WHAT IS NEEDED >>
Both the line containing "Output the LaTeX" and the line containing "minimum width=352pt, minimum" belong in the answer, along with every line between them; print exactly those.

DATA FOR THE TASK >>

== == ==

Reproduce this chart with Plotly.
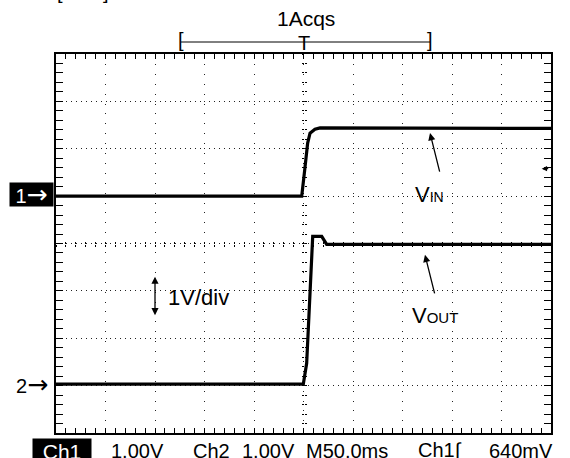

== == ==

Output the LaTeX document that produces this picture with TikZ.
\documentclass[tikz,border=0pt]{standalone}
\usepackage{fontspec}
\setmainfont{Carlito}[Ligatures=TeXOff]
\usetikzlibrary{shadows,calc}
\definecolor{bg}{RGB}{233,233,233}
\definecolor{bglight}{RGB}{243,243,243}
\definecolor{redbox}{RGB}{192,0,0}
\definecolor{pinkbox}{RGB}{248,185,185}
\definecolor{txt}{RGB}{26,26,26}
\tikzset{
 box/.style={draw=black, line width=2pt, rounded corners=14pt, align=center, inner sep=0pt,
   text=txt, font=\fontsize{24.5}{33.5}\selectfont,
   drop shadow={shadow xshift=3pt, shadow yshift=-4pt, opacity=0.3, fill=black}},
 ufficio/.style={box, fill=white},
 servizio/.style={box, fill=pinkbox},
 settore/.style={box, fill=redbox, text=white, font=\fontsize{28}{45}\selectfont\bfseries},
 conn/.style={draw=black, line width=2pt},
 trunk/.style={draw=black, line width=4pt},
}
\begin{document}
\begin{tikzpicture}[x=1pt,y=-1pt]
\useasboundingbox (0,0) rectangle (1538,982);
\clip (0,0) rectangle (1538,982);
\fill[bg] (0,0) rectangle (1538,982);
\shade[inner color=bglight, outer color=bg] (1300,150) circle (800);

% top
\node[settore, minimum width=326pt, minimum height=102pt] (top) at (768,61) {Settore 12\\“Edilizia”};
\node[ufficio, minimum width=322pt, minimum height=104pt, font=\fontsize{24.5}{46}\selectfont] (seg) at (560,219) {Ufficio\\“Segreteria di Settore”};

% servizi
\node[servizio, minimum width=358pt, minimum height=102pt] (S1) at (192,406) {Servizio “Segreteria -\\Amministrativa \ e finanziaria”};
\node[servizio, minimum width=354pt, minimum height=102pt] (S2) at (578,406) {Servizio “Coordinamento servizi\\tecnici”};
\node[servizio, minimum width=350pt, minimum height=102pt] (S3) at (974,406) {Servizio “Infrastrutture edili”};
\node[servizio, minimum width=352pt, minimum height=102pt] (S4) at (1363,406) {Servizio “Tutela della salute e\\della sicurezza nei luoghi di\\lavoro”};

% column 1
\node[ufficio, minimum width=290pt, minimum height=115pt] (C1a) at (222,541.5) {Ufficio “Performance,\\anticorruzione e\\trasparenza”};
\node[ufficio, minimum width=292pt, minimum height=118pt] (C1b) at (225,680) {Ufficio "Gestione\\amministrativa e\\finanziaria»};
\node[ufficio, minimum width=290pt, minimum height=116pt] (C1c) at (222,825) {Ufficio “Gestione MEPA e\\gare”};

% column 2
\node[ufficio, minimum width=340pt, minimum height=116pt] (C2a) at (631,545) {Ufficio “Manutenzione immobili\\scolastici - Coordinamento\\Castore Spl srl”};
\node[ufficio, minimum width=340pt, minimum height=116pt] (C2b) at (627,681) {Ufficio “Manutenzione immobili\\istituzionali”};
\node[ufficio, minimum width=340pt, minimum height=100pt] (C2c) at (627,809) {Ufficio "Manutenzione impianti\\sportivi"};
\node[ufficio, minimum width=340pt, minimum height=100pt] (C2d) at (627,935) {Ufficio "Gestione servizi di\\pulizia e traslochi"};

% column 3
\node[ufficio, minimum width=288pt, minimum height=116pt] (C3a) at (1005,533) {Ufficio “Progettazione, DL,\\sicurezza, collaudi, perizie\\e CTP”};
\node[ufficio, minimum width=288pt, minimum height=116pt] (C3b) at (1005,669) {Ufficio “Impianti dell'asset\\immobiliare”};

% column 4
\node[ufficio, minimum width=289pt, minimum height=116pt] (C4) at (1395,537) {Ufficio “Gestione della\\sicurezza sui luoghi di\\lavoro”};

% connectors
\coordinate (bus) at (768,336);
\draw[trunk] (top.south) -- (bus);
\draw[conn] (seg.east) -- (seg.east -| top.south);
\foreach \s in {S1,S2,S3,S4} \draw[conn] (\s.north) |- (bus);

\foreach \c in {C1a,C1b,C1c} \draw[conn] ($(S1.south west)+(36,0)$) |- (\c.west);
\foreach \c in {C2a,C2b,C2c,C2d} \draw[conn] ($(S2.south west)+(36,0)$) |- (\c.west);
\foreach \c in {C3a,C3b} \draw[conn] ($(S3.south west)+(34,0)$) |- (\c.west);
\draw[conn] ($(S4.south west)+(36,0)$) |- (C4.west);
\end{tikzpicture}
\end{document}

== == ==

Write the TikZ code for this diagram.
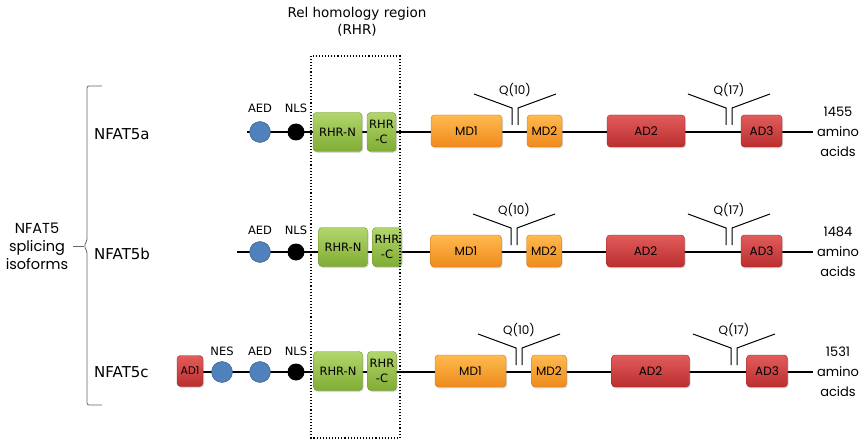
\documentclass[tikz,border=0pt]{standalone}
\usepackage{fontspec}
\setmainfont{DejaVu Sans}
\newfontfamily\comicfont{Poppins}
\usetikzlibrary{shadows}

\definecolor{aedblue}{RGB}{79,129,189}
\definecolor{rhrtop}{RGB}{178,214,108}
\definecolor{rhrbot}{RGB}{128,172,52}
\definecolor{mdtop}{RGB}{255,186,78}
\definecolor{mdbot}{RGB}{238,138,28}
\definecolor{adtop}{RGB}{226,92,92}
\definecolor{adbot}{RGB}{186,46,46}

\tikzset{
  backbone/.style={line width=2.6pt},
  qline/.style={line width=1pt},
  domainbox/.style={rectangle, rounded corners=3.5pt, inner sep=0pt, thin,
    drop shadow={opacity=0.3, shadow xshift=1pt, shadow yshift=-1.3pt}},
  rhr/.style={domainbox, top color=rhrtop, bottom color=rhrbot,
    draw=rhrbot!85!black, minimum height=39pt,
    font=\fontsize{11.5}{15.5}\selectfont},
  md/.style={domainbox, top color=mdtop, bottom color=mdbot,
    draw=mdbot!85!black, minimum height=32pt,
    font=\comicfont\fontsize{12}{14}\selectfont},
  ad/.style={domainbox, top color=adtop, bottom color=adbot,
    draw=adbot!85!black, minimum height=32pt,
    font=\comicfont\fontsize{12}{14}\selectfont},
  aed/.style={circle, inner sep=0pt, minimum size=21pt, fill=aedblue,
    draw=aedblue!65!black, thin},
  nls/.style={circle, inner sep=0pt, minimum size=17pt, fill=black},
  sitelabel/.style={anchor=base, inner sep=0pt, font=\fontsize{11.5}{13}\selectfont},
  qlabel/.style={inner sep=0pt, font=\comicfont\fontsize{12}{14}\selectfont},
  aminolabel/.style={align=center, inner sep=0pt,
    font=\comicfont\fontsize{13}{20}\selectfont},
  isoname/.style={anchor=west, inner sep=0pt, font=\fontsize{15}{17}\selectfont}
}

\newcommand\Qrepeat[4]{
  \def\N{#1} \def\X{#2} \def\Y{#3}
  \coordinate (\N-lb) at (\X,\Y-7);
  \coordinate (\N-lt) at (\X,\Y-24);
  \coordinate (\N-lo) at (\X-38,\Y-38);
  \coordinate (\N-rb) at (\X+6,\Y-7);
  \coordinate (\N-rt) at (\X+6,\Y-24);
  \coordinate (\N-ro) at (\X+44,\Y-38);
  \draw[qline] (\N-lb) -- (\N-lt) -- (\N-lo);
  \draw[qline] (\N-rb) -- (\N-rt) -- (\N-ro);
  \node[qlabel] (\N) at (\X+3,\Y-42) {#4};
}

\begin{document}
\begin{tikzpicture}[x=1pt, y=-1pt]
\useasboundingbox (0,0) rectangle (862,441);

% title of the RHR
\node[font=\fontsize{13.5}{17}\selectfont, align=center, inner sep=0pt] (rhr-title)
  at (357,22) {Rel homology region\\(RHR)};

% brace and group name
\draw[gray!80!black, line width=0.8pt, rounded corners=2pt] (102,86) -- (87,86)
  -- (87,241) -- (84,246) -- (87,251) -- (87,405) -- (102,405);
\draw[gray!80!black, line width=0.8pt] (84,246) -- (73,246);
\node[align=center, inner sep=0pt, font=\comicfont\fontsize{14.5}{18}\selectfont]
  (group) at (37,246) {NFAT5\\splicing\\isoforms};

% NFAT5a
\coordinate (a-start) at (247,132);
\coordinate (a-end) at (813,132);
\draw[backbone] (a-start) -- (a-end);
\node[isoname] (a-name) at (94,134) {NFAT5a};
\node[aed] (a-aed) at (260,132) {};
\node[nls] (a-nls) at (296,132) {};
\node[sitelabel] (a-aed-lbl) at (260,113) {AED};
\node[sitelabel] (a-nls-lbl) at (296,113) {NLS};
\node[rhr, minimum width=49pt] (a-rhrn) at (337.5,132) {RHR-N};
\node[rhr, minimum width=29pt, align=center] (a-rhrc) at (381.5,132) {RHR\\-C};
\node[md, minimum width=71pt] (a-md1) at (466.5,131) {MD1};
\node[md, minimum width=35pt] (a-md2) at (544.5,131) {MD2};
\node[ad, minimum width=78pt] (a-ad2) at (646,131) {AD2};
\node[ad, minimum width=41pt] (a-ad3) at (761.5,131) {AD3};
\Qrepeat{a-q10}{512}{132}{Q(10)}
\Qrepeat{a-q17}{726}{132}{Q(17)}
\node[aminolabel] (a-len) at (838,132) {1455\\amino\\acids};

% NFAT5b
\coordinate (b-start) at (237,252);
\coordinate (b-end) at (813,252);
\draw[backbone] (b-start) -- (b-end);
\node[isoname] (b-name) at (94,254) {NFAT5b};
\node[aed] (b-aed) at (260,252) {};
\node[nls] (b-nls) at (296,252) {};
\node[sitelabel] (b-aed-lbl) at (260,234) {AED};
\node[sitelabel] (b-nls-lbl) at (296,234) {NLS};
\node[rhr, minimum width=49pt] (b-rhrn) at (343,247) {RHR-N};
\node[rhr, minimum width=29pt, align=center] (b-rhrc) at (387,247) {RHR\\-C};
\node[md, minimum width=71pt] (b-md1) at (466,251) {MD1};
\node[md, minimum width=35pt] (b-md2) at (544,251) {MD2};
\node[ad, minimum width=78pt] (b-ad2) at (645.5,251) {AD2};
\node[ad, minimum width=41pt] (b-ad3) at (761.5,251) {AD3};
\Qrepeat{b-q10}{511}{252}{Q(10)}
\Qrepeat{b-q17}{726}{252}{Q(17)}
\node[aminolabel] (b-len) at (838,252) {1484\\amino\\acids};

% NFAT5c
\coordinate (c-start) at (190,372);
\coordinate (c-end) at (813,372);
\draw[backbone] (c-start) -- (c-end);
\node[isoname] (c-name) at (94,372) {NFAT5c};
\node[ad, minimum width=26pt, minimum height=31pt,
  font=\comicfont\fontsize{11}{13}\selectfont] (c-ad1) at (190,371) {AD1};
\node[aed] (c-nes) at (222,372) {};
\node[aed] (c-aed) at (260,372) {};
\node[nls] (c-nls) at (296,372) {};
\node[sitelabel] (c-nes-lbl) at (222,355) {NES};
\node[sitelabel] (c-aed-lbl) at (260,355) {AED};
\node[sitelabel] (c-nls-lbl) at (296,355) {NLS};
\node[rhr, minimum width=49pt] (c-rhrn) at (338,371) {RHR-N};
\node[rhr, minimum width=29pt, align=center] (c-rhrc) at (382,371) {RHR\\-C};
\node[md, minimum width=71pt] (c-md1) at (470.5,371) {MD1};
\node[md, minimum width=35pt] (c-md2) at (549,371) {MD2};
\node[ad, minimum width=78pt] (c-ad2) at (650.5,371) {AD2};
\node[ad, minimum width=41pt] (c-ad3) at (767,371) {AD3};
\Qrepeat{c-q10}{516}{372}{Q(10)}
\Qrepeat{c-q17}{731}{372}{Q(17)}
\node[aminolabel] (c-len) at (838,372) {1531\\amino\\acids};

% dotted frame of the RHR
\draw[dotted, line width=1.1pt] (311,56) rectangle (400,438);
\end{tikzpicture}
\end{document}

== == ==

ANSWER IN FULL >>
Output the LaTeX document that produces this picture with TikZ.
\documentclass[tikz,border=0pt]{standalone}
\usepackage{fontspec}
\setmainfont{Carlito}[Ligatures=TeXOff]
\usetikzlibrary{shadows,calc}
\definecolor{bg}{RGB}{233,233,233}
\definecolor{bglight}{RGB}{243,243,243}
\definecolor{redbox}{RGB}{192,0,0}
\definecolor{pinkbox}{RGB}{248,185,185}
\definecolor{txt}{RGB}{26,26,26}
\tikzset{
 box/.style={draw=black, line width=2pt, rounded corners=14pt, align=center, inner sep=0pt,
   text=txt, font=\fontsize{24.5}{33.5}\selectfont,
   drop shadow={shadow xshift=3pt, shadow yshift=-4pt, opacity=0.3, fill=black}},
 ufficio/.style={box, fill=white},
 servizio/.style={box, fill=pinkbox},
 settore/.style={box, fill=redbox, text=white, font=\fontsize{28}{45}\selectfont\bfseries},
 conn/.style={draw=black, line width=2pt},
 trunk/.style={draw=black, line width=4pt},
}
\begin{document}
\begin{tikzpicture}[x=1pt,y=-1pt]
\useasboundingbox (0,0) rectangle (1538,982);
\clip (0,0) rectangle (1538,982);
\fill[bg] (0,0) rectangle (1538,982);
\shade[inner color=bglight, outer color=bg] (1300,150) circle (800);

% top
\node[settore, minimum width=326pt, minimum height=102pt] (top) at (768,61) {Settore 12\\“Edilizia”};
\node[ufficio, minimum width=322pt, minimum height=104pt, font=\fontsize{24.5}{46}\selectfont] (seg) at (560,219) {Ufficio\\“Segreteria di Settore”};

% servizi
\node[servizio, minimum width=358pt, minimum height=102pt] (S1) at (192,406) {Servizio “Segreteria -\\Amministrativa \ e finanziaria”};
\node[servizio, minimum width=354pt, minimum height=102pt] (S2) at (578,406) {Servizio “Coordinamento servizi\\tecnici”};
\node[servizio, minimum width=350pt, minimum height=102pt] (S3) at (974,406) {Servizio “Infrastrutture edili”};
\node[servizio, minimum width=352pt, minimum height=102pt] (S4) at (1363,406) {Servizio “Tutela della salute e\\della sicurezza nei luoghi di\\lavoro”};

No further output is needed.